Sweet, instead of showing your superiority, why don't you tell how to?


----------



## Vexiant (Dec 10, 2015)

Or you can obviously Google as I insinuated, as in relation to the content that you seek is not scarce by any means. I by no means was flexing my superiority muscles either, you'd know. I'd show an image of my penis


----------



## Heran Bago (Dec 10, 2015)

Vexiant said:


> Or you can obviously Google as I insinuated, as in relation to the content that you seek is not scarce by any means. I by no means was flexing my superiority muscles either, you'd know. I'd show an image of my penis


This post makes it 100% clear that you're a ROM hacker.


----------



## Vexiant (Dec 10, 2015)

hot

I was just trying to rhyme, and my ShitTube that I don't even use anymore is in my signature anyways. I uploaded that most recent video for a friend. We sex now? We sex now.
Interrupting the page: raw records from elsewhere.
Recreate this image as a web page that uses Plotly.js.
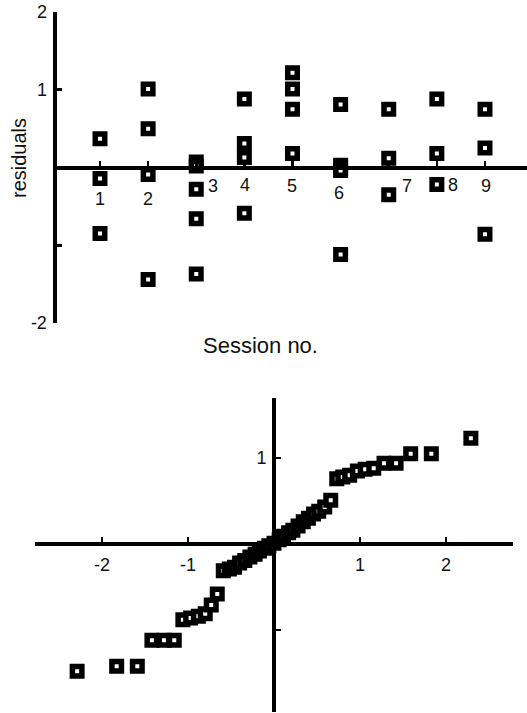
<!DOCTYPE html>
<html>
<head>
<meta charset="utf-8">
<script src="https://cdn.plot.ly/plotly-3.0.1.min.js"></script>
<style>html,body{margin:0;padding:0;background:#fff;}#chart{width:527px;height:713px;}</style>
</head>
<body>
<div id="chart"></div>
<script>
// ---- Top panel: residuals by session ----
const sessionNo = [1,1,1, 2,2,2,2, 3,3,3,3,3, 4,4,4,4, 5,5,5,5, 6,6,6,6, 7,7,7, 8,8,8, 9,9,9];
const residuals = [0.37,-0.14,-0.85, 1.01,0.50,-0.09,-1.44, 0.07,0.02,-0.28,-0.66,-1.37,
                   0.88,0.31,0.13,-0.59, 1.22,1.01,0.75,0.18, 0.81,0.03,-0.04,-1.12,
                   0.75,0.12,-0.35, 0.88,0.18,-0.22, 0.75,0.25,-0.86];
const sessionLabels = ["1","2","3","4","5","6","7","8","9"];
const sessionLabelX = [1.00, 2.00, 3.35, 4.01, 4.99, 5.97, 7.38, 8.34, 9.02];
const sessionLabelY = [-0.40, -0.41, -0.24, -0.22, -0.24, -0.33, -0.24, -0.22, -0.24];
const topYTicks = [-2, -1, 1, 2];
const topYTickText = ["-2", "", "1", "2"];

// ---- Bottom panel: normal probability plot ----
const qqTheoretical = [-2.29,-1.83,-1.59,-1.42,-1.28,-1.16,-1.06,-0.97,-0.88,-0.80,
  -0.73,-0.66,-0.59,-0.52,-0.46,-0.40,-0.34,-0.28,-0.22,-0.17,-0.11,-0.06,0.00,
  0.06,0.11,0.17,0.22,0.28,0.34,0.40,0.46,0.52,0.59,0.66,0.73,0.80,0.88,0.97,1.06,
  1.16,1.28,1.42,1.59,1.83,2.29];
const qqResidual = [-1.48,-1.42,-1.42,-1.12,-1.12,-1.12,-0.88,-0.86,-0.84,-0.81,
  -0.71,-0.58,-0.31,-0.29,-0.27,-0.22,-0.19,-0.15,-0.12,-0.08,-0.05,-0.02,0.01,
  0.05,0.09,0.13,0.16,0.21,0.26,0.30,0.35,0.38,0.43,0.51,0.76,0.78,0.80,0.85,0.87,
  0.88,0.94,0.94,1.05,1.05,1.23];
const botXTicks = [-2, -1, 1, 2];
const botXTickText = ["-2", "-1", "1", "2"];
const botYTicks = [-1, 1];
const botYTickText = ["", "1"];

const FONT = "Liberation Sans, Arial, Helvetica, sans-serif";
const TXT = "#111";
const W = 527, H = 713;

// geometry (pixels)
const topL = 57, topR = 527, topT = 12, topB = 323;
const botL = 35, botR = 513, botT = 398, botB = 712;

const topYRange = [-2, 2];
const topXRange = [0.1065, 9.873];
const botXRange = [-2.78, 2.78];
const botYRange = [-1.953, 1.698];

const topYDom = [(H - topB) / H, (H - topT) / H];
const botYDom = [(H - botB) / H, (H - botT) / H];
const botXDom = [botL / W, botR / W];

function frac(v, r) { return (v - r[0]) / (r[1] - r[0]); }
const topZeroPos = topYDom[0] + (topYDom[1] - topYDom[0]) * frac(0, topYRange);
const botZeroYPos = botYDom[0] + (botYDom[1] - botYDom[0]) * frac(0, botYRange);
const botZeroXPos = botXDom[0] + (botXDom[1] - botXDom[0]) * frac(0, botXRange);

const markerStyle = { symbol: "square", size: 9.5, color: "white", line: { color: "black", width: 5.5 } };

const traces = [
  { x: sessionNo, y: residuals, xaxis: "x", yaxis: "y", type: "scatter", mode: "markers",
    marker: markerStyle, cliponaxis: false, hoverinfo: "skip" },
  { x: qqTheoretical, y: qqResidual, xaxis: "x2", yaxis: "y2", type: "scatter", mode: "markers",
    marker: markerStyle, cliponaxis: false, hoverinfo: "skip" }
];

const annotations = sessionLabels.map((t, i) => ({
  x: sessionLabelX[i], y: sessionLabelY[i], xref: "x", yref: "y", text: t, showarrow: false,
  xanchor: "center", yanchor: "middle",
  font: { family: FONT, size: 18, color: TXT }
}));
annotations.push({
  x: 19 / W, y: (H - 158) / H, xref: "paper", yref: "paper", text: "residuals", textangle: -90,
  xanchor: "center", yanchor: "middle",
  showarrow: false, font: { family: FONT, size: 20, color: TXT }
});
annotations.push({
  x: 260 / W, y: (H - 345) / H, xref: "paper", yref: "paper", text: "Session no.",
  xanchor: "center", yanchor: "middle",
  showarrow: false, font: { family: FONT, size: 22, color: TXT }
});

const layout = {
  width: W, height: H,
  margin: { l: 0, r: 0, t: 0, b: 0, pad: 0 },
  paper_bgcolor: "white", plot_bgcolor: "rgba(0,0,0,0)",
  showlegend: false,
  xaxis: {
    domain: [topL / W, topR / W], range: topXRange, anchor: "free", position: topZeroPos,
    showgrid: false, zeroline: false, showline: true, linecolor: "black", linewidth: 4.5,
    ticks: "inside", ticklen: 5, tickwidth: 2.5, tickcolor: "black",
    tickvals: sessionLabelX.map((_, i) => i + 1), showticklabels: false, fixedrange: true
  },
  yaxis: {
    domain: topYDom, range: topYRange, anchor: "x",
    showgrid: false, zeroline: false, showline: true, linecolor: "black", linewidth: 4.5,
    ticks: "inside", ticklen: 5, tickwidth: 3, tickcolor: "black",
    tickvals: topYTicks, ticktext: topYTickText, ticklabelstandoff: 2,
    tickfont: { family: FONT, size: 18, color: TXT }, fixedrange: true
  },
  xaxis2: {
    domain: botXDom, range: botXRange, anchor: "free", position: botZeroYPos,
    showgrid: false, zeroline: false, showline: true, linecolor: "black", linewidth: 4,
    ticks: "inside", ticklen: 5, tickwidth: 2.5, tickcolor: "black",
    tickvals: botXTicks, ticktext: botXTickText, ticklabelstandoff: 3,
    tickfont: { family: FONT, size: 18, color: TXT }, fixedrange: true
  },
  yaxis2: {
    domain: botYDom, range: botYRange, anchor: "free", position: botZeroXPos,
    showgrid: false, zeroline: false, showline: true, linecolor: "black", linewidth: 4,
    ticks: "inside", ticklen: 5, tickwidth: 2.5, tickcolor: "black",
    tickvals: botYTicks, ticktext: botYTickText, ticklabelstandoff: 2,
    tickfont: { family: FONT, size: 18, color: TXT }, fixedrange: true
  },
  annotations: annotations
};

Plotly.newPlot("chart", traces, layout, { staticPlot: true, displayModeBar: false });
</script>
</body>
</html>
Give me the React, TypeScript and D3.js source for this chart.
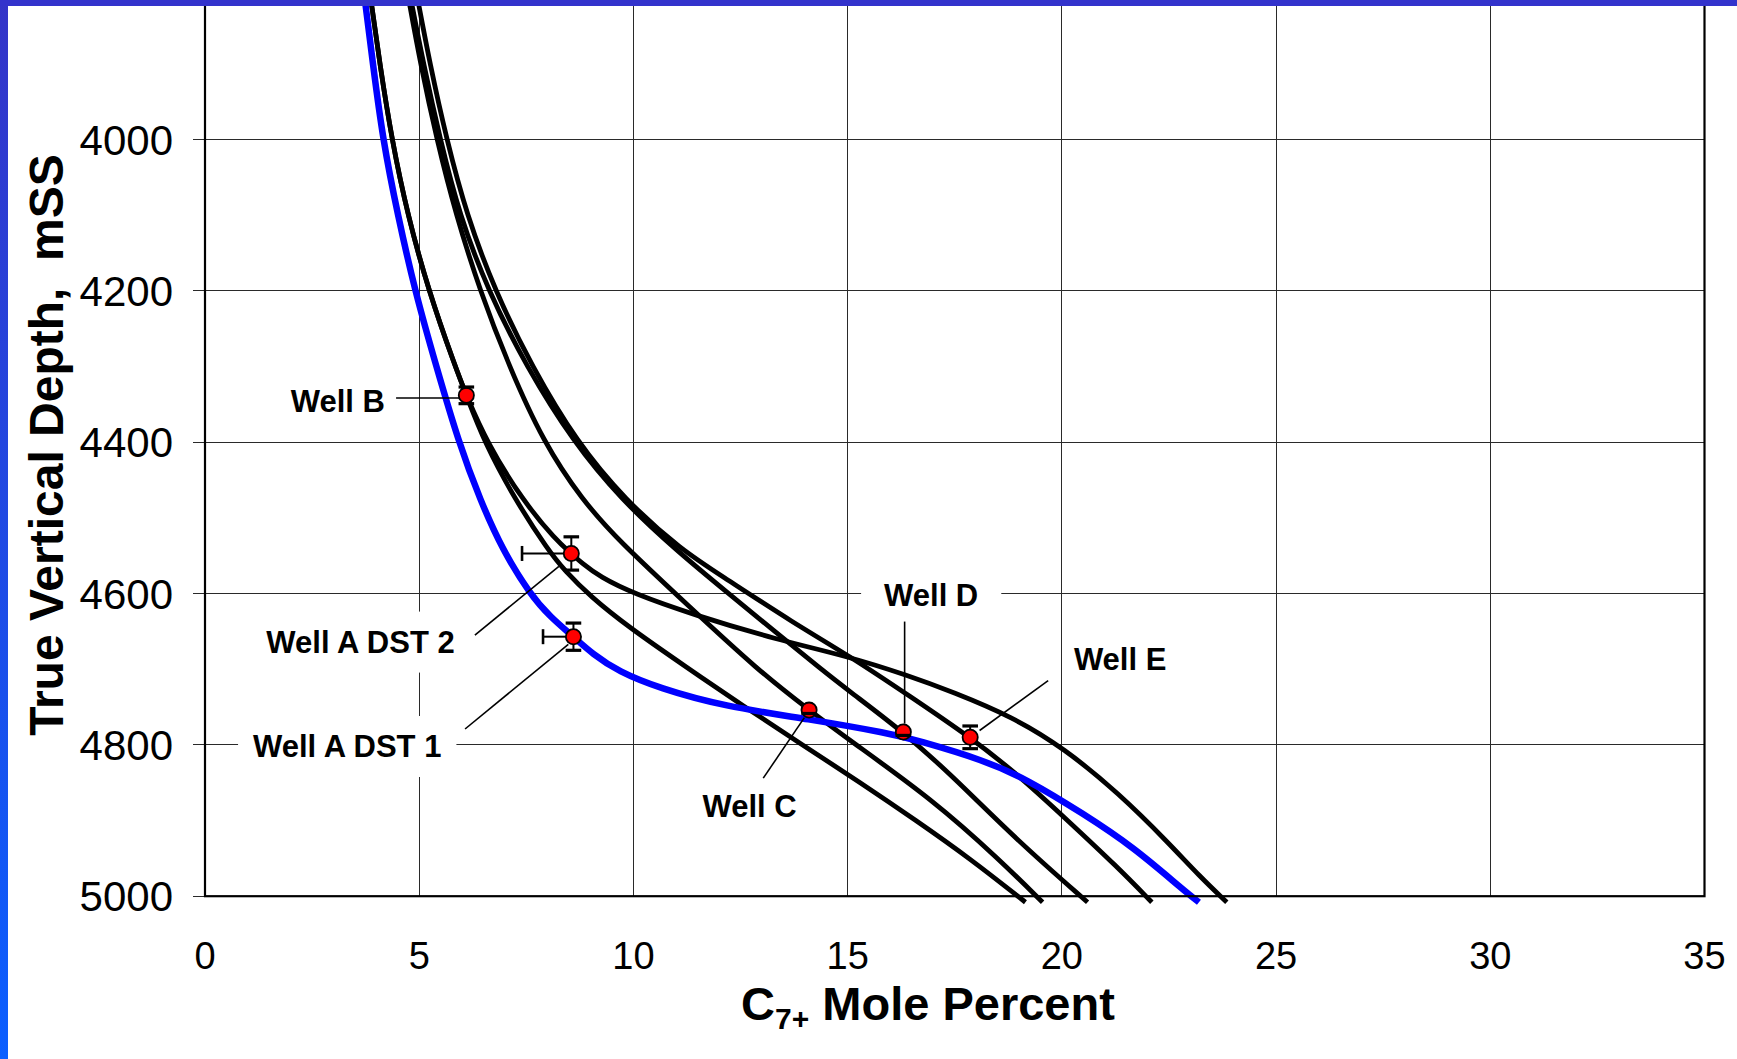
import React, { useEffect, useRef } from "react";
import * as d3 from "d3";

// [true vertical depth (m SS), C7+ mole percent]
type Pt = [number, number];

const xTicks = [0, 5, 10, 15, 20, 25, 30, 35];
const yTicks = [4000, 4200, 4400, 4600, 4800, 5000];

// Measured samples
const wellNames = ["Well B", "Well A DST 2", "Well A DST 1", "Well C", "Well D", "Well E"];
const wellC7 = [6.1, 8.55, 8.6, 14.1, 16.3, 17.86];
const wellTvd = [4338, 4547, 4657, 4754, 4783, 4790];
const wellTvdErrUp = [11, 22, 18, 0, 0, 15];
const wellTvdErrDown = [11, 22, 18, 4.5, 4.5, 15];
const wellC7ErrLow = [0, 1.15, 0.71, 0, 0, 0];

// Modelled compositional gradients
const gradientWellB: Pt[] = [
  [3810, 3.86], [3900, 4.08], [4000, 4.36], [4100, 4.73], [4200, 5.22], [4300, 5.84],
  [4338, 6.1], [4400, 6.52], [4476, 7.24], [4542, 8.0], [4570, 8.4], [4604, 9.0],
  [4644, 9.88], [4697, 11.23], [4750, 12.6], [4800, 13.95], [4850, 15.3], [4900, 16.6],
  [4950, 17.85], [5008, 19.15],
];
const gradientDst2: Pt[] = [
  [3810, 3.86], [3900, 4.08], [4000, 4.36], [4100, 4.73], [4200, 5.22], [4300, 5.84],
  [4338, 6.1], [4400, 6.58], [4476, 7.4], [4530, 8.2], [4547, 8.55], [4560, 8.8],
  [4578, 9.22], [4600, 10.0], [4628, 11.4], [4661, 13.35], [4682, 14.95], [4708, 16.4],
  [4730, 17.45], [4763, 18.85], [4804, 20.04], [4864, 21.33], [4930, 22.5], [4974, 23.22],
  [5008, 23.85],
];
const gradientWellC: Pt[] = [
  [3810, 4.74], [3900, 5.03], [4000, 5.41], [4100, 5.86], [4200, 6.42], [4300, 7.1],
  [4400, 7.9], [4476, 8.8], [4530, 9.65], [4617, 11.3], [4701, 12.9], [4754, 14.1],
  [4792, 15.0], [4873, 17.0], [4952, 18.55], [5008, 19.55],
];
const gradientWellD: Pt[] = [
  [3810, 4.79], [3900, 5.1], [4000, 5.49], [4100, 5.94], [4200, 6.61], [4300, 7.5],
  [4400, 8.6], [4476, 9.72], [4543, 11.0], [4600, 12.22], [4650, 13.3], [4700, 14.38],
  [4730, 15.06], [4783, 16.3], [4838, 17.39], [4926, 18.95], [5008, 20.6],
];
const gradientWellE: Pt[] = [
  [3810, 4.95], [3900, 5.25], [4000, 5.64], [4100, 6.11], [4200, 6.77], [4300, 7.63],
  [4400, 8.68], [4476, 9.8], [4543, 11.13], [4578, 12.1], [4639, 13.74], [4683, 15.06],
  [4736, 16.46], [4790, 17.86], [4838, 18.95], [4899, 20.12], [4961, 21.29], [5008, 22.1],
];
const gradientDst1: Pt[] = [
  [3810, 3.72], [3900, 3.92], [4000, 4.15], [4100, 4.5], [4200, 4.9], [4300, 5.4],
  [4400, 5.92], [4476, 6.42], [4543, 6.95], [4601, 7.59], [4631, 8.06], [4657, 8.6],
  [4680, 9.05], [4703, 9.65], [4725, 10.6], [4749, 12.1], [4766, 14.1], [4785, 16.0],
  [4794, 16.62], [4820, 18.17], [4846, 19.2], [4891, 20.5], [4935, 21.67], [4992, 22.84],
  [5008, 23.2],
];

const blackProfiles = [gradientWellB, gradientDst2, gradientWellC, gradientWellD, gradientWellE];
const blueProfiles = [gradientDst1];

// Callouts: text centre / baseline and leader ends, in chart units
const calloutText = wellNames;
const calloutC7 = [3.1, 3.63, 3.32, 12.71, 16.95, 21.36];
const calloutTvd = [4360, 4678, 4816, 4895, 4616.5, 4701];
const leaderFrom: Pt[] = [[4341.6, 4.46], [4655, 6.3], [4779, 6.07], [4844, 13.03], [4637, 16.33], [4715, 19.68]];
const leaderTo: Pt[] = [[4341.6, 5.98], [4564, 8.26], [4667, 8.48], [4764, 13.99], [4772, 16.33], [4781, 18.08]];

export default function App() {
  const ref = useRef<SVGSVGElement | null>(null);

  useEffect(() => {
    const W = 1737;
    const H = 1059;
    const font = "'Liberation Sans', Arial, Helvetica, sans-serif";
    const svg = d3.select(ref.current as SVGSVGElement);
    svg.selectAll("*").remove();

    const x = d3.scaleLinear().domain([0, 35]).range([205, 1704.5]);
    const y = d3.scaleLinear().domain([3800, 5000]).range([-11.7, 896.2]);

    const defs = svg.append("defs");
    const grad = defs.append("linearGradient").attr("id", "edgeGrad")
      .attr("x1", 0).attr("y1", 0).attr("x2", 0).attr("y2", 1);
    grad.append("stop").attr("offset", "0%").attr("stop-color", "#3434c8");
    grad.append("stop").attr("offset", "100%").attr("stop-color", "#0b5fff");

    svg.append("rect").attr("width", W).attr("height", H).attr("fill", "#ffffff");

    // grid
    const grid = svg.append("g").attr("stroke", "#2a2a2a").attr("stroke-width", 1)
      .attr("shape-rendering", "crispEdges");
    xTicks.filter((t) => t > 0 && t < 35).forEach((t) => {
      grid.append("line").attr("x1", x(t)).attr("x2", x(t)).attr("y1", y(3800)).attr("y2", y(5000));
    });
    yTicks.filter((t) => t < 5000).forEach((t) => {
      grid.append("line").attr("x1", x(0)).attr("x2", x(35)).attr("y1", y(t)).attr("y2", y(t));
    });
    yTicks.forEach((t) => {
      grid.append("line").attr("x1", x(0) - 12.5).attr("x2", x(0)).attr("y1", y(t)).attr("y2", y(t));
    });

    const boxLayer = svg.append("g");

    // gradient curves
    const line = d3.line<Pt>().x((p) => x(p[1])).y((p) => y(p[0])).curve(d3.curveBasis);
    const curves = svg.append("g").attr("fill", "none").attr("stroke-linejoin", "round");
    blackProfiles.forEach((pts) => {
      curves.append("path").attr("d", line(pts) as string).attr("stroke", "#000").attr("stroke-width", 4.8);
    });
    blueProfiles.forEach((pts) => {
      curves.append("path").attr("d", line(pts) as string).attr("stroke", "#0000ff").attr("stroke-width", 6.5);
    });

    // leaders
    const leaders = svg.append("g").attr("stroke", "#000").attr("stroke-width", 1.6);
    leaderFrom.forEach((a, i) => {
      const b = leaderTo[i];
      leaders.append("line").attr("x1", x(a[1])).attr("y1", y(a[0])).attr("x2", x(b[1])).attr("y2", y(b[0]));
    });

    // error whiskers
    const whisk = svg.append("g").attr("stroke", "#000").attr("stroke-width", 2);
    wellC7.forEach((c, i) => {
      const cx = x(c);
      const cy = y(wellTvd[i]);
      if (wellTvdErrUp[i] > 0 || wellTvdErrDown[i] > 0) {
        whisk.append("line").attr("x1", cx).attr("x2", cx)
          .attr("y1", y(wellTvd[i] - wellTvdErrUp[i])).attr("y2", y(wellTvd[i] + wellTvdErrDown[i]));
      }
      if (wellC7ErrLow[i] > 0) {
        const lx = x(c - wellC7ErrLow[i]);
        whisk.append("line").attr("x1", lx).attr("x2", cx).attr("y1", cy).attr("y2", cy);
        whisk.append("line").attr("x1", lx).attr("x2", lx).attr("y1", cy - 7.5).attr("y2", cy + 7.5)
          .attr("stroke-width", 2.6);
      }
    });

    // markers
    svg.append("g").selectAll("circle").data(wellC7).join("circle")
      .attr("cx", (d) => x(d)).attr("cy", (_d, i) => y(wellTvd[i])).attr("r", 7.6)
      .attr("fill", "#ff0000").attr("stroke", "#000").attr("stroke-width", 1.8);

    // error caps
    const caps = svg.append("g").attr("stroke", "#000").attr("stroke-width", 3.2);
    wellC7.forEach((c, i) => {
      const cx = x(c);
      if (wellTvdErrUp[i] > 0) {
        const yy = y(wellTvd[i] - wellTvdErrUp[i]);
        caps.append("line").attr("x1", cx - 7.8).attr("x2", cx + 7.8).attr("y1", yy).attr("y2", yy);
      }
      if (wellTvdErrDown[i] > 0) {
        const yy = y(wellTvd[i] + wellTvdErrDown[i]);
        caps.append("line").attr("x1", cx - 7.8).attr("x2", cx + 7.8).attr("y1", yy).attr("y2", yy);
      }
    });

    // callout labels with white backing
    const padX = [15, 15, 15, 15, 23, 8];
    const labels = svg.append("g").attr("font-family", font).attr("font-weight", "bold")
      .attr("font-size", 31).attr("fill", "#000").attr("text-anchor", "middle");
    calloutText.forEach((t, i) => {
      const node = labels.append("text").attr("x", x(calloutC7[i])).attr("y", y(calloutTvd[i])).text(t);
      const bb = (node.node() as SVGTextElement).getBBox();
      boxLayer.append("rect")
        .attr("x", bb.x - padX[i]).attr("y", bb.y - 13)
        .attr("width", bb.width + 2 * padX[i]).attr("height", bb.height + 26)
        .attr("fill", "#ffffff");
    });

    // plot frame
    svg.append("rect").attr("x", x(0)).attr("y", y(3800)).attr("width", x(35) - x(0))
      .attr("height", y(5000) - y(3800)).attr("fill", "none").attr("stroke", "#000").attr("stroke-width", 2.2);

    // tick labels
    const tickG = svg.append("g").attr("font-family", font).attr("fill", "#000");
    yTicks.forEach((t) => {
      tickG.append("text").attr("x", x(0) - 32).attr("y", y(t) + 15).attr("text-anchor", "end")
        .attr("font-size", 42).text(String(t));
    });
    xTicks.forEach((t) => {
      tickG.append("text").attr("x", x(t)).attr("y", 969).attr("text-anchor", "middle")
        .attr("font-size", 38).text(String(t));
    });

    // axis titles
    const xt = svg.append("text").attr("x", 928).attr("y", 1020).attr("text-anchor", "middle")
      .attr("font-family", font).attr("font-weight", "bold").attr("font-size", 47).attr("fill", "#000");
    xt.append("tspan").text("C");
    xt.append("tspan").attr("font-size", 30).attr("dy", 9).text("7+");
    xt.append("tspan").attr("dy", -9).text("\u00a0Mole Percent");

    svg.append("text").attr("transform", "translate(63,445) rotate(-90)").attr("text-anchor", "middle")
      .attr("font-family", font).attr("font-weight", "bold").attr("font-size", 48).attr("fill", "#000")
      .text("True Vertical Depth,\u00a0\u00a0mSS");

    // slide edge bands
    svg.append("rect").attr("x", 0).attr("y", 0).attr("width", 8).attr("height", H).attr("fill", "url(#edgeGrad)");
    svg.append("rect").attr("x", 0).attr("y", 0).attr("width", W).attr("height", 6).attr("fill", "#3333cc");
  }, []);

  return (
    <div style={{ position: "absolute", left: 0, top: 0 }}>
      <svg ref={ref} width={1737} height={1059} style={{ display: "block" }} />
    </div>
  );
}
Edit: Here you go, pissy pants


More shit: https://sites.google.com/site/kazemario64/

Want hardware compatible mods? Then here is a proper ucode converter: http://magicstone.de/dzd/model2n64.htm


----------



## Enigma Hall (Dec 10, 2015)

I was thinking about teleport. -_-
I'm not a rom hacker.


----------



## Deleted User (Dec 10, 2015)

Vexiant said:


> This is comical. A quick Google should suffice. I'd know, I hack n64 games


I _WAS_ Googling for it. I found nothing helpful by doing that. Just the same "USE 1964 AND THIS PERSON'S VIDEO PLUGIN"


VinsCool said:


> Have you tried ToadsTools64?


No, but I'll try that now.


----------



## Deleted User (Dec 10, 2015)

Vexiant said:


> hot
> 
> I was just trying to rhyme, and my ShitTube that I don't even use anymore is in my signature anyways. I uploaded that most recent video for a friend. We sex now? We sex now.
> 
> ...



I was asking if there's a way I can rip the models without an emulator, not import them.


----------



## FAST6191 (Dec 10, 2015)

If you have the ROM in front of you then said ROM has the model in there somewhere (I don't think the N64 managed to get as far as downloaded models/textures), it might be compressed and it might be generated on the fly but it will be in there.

Pulling things out of ROMs is a fair chunk of ROM hacking and finding 3d models works much like finding anything in a ROM really. The emulators and 3d ripping software attached to them does make things slightly easier though as it will have bypassed the need to sort any compression or assembly issues, though if you are looking more to edit the game then this might not be ideal*. I am not terribly familiar with the N64 graphics hardware other than it is a thing but it is also slightly odd (as most early attempts at 3d were) and annoying to deal with -- oh those microcodes. N64 hacking is not the most advanced compared to other systems either but it should be enough.

*nothing wrong with ripping a model and using that as the basis for a search in the ROM -- if I want a 2d palette from a game you can bet I will first get to a point in the game where it is and then snatch it from an emulator before searching the ROM for it.

Anyway yeah it is possible. You may well have to forge your own path though, and even if you find a list of offsets you will probably still have wanted to learn a bit about it all. Here is are some links on the N64 3d hardware, aka N64 RCP/reality coprocessor and the RSP and RDP within it.
https://dragonminded.com/n64dev/Reality Coprocessor.pdf
https://en.wikibooks.org/wiki/N64_Programming/Video_coprocessor


----------